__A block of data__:
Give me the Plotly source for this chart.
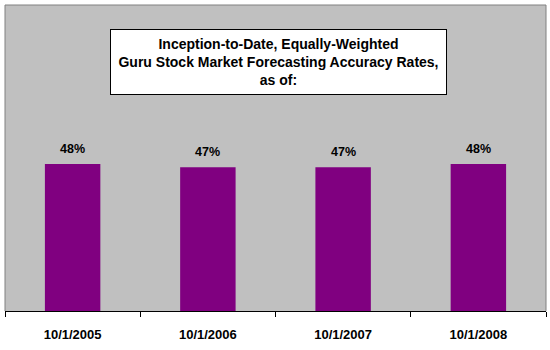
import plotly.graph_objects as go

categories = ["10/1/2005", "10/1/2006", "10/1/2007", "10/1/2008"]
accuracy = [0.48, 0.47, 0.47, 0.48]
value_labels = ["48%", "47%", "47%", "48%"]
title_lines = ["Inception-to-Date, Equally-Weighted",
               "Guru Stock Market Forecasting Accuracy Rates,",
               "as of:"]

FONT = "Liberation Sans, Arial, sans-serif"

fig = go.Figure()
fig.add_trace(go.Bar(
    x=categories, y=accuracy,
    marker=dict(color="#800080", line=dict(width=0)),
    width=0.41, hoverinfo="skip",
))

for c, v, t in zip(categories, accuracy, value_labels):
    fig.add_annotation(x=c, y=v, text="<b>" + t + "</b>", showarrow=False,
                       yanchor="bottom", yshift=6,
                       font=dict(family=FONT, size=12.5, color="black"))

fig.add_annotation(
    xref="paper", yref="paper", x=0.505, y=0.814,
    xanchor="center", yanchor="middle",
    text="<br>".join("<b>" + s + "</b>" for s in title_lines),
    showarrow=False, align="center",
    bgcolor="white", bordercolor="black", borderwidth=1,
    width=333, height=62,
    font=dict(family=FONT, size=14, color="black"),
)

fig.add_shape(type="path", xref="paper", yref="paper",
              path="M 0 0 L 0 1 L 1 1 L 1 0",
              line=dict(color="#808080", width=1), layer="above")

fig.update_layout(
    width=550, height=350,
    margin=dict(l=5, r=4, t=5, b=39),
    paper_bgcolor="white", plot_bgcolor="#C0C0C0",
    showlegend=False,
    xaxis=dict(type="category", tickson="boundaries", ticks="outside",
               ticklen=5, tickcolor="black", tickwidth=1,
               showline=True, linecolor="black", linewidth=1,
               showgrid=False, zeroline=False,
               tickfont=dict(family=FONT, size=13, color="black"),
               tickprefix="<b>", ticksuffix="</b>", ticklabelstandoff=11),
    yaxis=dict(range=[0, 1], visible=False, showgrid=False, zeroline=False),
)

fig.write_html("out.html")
---
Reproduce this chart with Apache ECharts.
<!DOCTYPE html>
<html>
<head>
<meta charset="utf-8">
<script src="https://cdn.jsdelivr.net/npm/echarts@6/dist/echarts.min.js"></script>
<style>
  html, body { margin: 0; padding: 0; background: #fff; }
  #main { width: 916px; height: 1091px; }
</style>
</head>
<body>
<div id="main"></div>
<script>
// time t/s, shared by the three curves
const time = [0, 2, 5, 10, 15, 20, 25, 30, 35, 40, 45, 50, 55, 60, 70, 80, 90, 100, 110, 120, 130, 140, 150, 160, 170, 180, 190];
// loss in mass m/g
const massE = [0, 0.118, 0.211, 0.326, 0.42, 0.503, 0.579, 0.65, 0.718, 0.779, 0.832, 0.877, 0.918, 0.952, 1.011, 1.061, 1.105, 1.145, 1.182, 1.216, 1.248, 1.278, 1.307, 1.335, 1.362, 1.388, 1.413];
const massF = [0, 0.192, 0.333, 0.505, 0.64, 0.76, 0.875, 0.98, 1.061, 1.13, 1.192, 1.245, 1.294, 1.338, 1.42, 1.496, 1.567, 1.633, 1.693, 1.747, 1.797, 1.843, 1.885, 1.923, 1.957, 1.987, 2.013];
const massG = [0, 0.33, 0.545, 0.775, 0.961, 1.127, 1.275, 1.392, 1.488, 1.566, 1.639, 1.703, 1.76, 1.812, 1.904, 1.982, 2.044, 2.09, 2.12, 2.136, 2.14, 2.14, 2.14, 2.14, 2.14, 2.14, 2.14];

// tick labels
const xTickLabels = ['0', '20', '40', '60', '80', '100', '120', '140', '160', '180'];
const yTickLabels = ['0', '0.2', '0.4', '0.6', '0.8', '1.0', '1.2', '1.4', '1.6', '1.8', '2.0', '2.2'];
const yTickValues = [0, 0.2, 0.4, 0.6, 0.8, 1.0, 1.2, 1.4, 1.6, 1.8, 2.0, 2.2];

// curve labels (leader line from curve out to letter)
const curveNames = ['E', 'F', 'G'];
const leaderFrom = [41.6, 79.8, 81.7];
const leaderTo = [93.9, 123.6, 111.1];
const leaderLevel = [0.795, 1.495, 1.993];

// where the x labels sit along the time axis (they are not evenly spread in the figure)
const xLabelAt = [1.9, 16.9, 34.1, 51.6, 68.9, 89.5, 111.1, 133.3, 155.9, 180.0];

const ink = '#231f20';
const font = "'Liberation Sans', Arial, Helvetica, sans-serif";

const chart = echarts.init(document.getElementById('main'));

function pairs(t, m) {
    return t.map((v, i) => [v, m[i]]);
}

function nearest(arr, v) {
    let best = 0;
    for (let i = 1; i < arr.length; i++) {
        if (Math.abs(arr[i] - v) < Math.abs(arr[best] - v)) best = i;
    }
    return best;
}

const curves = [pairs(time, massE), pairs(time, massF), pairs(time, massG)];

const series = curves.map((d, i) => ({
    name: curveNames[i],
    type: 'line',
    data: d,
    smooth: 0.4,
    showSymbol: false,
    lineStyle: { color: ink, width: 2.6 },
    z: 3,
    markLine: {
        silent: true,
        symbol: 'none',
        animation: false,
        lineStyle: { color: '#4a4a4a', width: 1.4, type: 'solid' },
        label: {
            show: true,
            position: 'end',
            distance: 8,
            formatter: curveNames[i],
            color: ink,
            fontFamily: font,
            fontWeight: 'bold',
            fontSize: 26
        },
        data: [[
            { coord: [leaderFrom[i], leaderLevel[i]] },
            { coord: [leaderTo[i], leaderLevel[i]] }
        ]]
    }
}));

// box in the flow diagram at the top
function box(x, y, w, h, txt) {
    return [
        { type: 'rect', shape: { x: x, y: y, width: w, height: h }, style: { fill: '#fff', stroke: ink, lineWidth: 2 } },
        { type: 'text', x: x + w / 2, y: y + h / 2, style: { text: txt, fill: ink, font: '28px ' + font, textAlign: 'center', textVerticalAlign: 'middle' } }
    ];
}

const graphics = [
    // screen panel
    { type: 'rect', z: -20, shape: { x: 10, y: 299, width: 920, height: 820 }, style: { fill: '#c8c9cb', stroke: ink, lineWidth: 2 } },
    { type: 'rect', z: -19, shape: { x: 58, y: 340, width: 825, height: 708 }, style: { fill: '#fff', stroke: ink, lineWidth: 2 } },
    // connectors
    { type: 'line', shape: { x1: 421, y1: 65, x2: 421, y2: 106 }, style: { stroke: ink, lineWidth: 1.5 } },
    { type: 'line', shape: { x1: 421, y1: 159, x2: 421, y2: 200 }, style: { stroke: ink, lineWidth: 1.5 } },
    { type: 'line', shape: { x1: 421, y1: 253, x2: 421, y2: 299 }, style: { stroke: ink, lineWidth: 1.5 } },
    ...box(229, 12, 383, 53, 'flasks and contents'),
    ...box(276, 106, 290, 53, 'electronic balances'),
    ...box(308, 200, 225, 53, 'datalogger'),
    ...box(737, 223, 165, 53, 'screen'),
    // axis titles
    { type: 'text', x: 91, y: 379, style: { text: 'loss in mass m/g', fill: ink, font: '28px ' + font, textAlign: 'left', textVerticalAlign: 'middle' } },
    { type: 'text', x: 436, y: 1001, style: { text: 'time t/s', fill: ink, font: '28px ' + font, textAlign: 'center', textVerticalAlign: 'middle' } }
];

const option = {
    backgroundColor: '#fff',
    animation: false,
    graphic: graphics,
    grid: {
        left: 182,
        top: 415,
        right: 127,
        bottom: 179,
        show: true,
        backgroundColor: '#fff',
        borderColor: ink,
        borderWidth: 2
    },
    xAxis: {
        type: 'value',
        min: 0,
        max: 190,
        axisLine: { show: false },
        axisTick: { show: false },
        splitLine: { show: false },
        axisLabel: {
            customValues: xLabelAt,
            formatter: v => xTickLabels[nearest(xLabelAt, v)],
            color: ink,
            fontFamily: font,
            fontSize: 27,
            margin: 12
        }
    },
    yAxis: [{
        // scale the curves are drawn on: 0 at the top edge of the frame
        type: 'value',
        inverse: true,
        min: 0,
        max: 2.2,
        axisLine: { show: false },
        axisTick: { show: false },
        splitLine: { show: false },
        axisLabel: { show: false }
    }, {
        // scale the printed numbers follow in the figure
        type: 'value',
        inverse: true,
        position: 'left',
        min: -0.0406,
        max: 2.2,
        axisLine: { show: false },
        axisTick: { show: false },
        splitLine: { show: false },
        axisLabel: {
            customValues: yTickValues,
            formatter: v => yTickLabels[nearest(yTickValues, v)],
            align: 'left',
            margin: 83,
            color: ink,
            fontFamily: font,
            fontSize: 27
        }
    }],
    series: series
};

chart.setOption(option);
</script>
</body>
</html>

__Your goal__:
Report every line in the data above in which the word "this" appears.

__Finished exercise__:
Give me the Plotly source for this chart.
Reproduce this chart with Apache ECharts.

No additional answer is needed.